By Arshad Alam, New Age Islam
04 January 2018
The debate on the triple Talaq bill has divided the Muslim community right through the middle. There are vociferous opinions opposing the bill as being detrimental to Muslim women themselves and there are those who are hailing the bill as progressive as it will effectively curb the incidence of instant triple Talaq within the Muslim community. There is a sense in which it can be argued that the way in which the government proposed the bill leaves much to be desired. What was the seeming hurry in going through the bill without properly scrutinizing it as was demanded by the opposition parties and even some women groups themselves? What did the government want to prove by not admitting to a wider debate within the Lok Sabha? Is it that the government was sure that it will be welcomed by one and all and hence there was no need for a debate at all? Or is it that there were some deeper strategies at play?

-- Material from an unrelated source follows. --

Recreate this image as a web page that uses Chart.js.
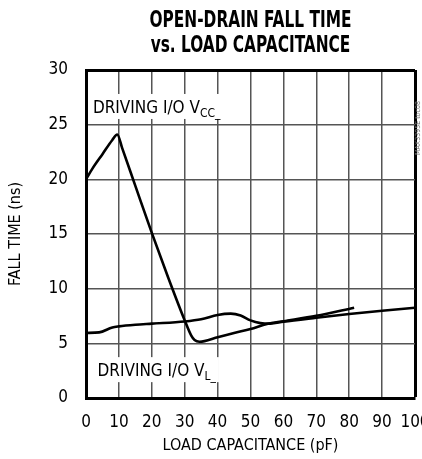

It is a fact that Muslims in jails exceed their share in population. This has been historically true and no single party can be blamed for this sad state of affairs. It is also true that over the years, the condition of Muslims has deteriorated due to a number of factors and now their socio-economic indicators are very much similar or lower than the scheduled castes of the country. This gives an added sense of relative deprivation to the community which continues to battle religious stereotypes and now increasingly bears the brunt of being a permanent marker of anti-national identity. The targeted killing of Muslims over cow and love jihad has made the community jittery and therefore any move by the government would largely be seen with an element of suspicion within the community. It is not without reason therefore that Muslims have been arguing that the triple Talaq is nothing but a ploy to overpopulate the jails with Muslims.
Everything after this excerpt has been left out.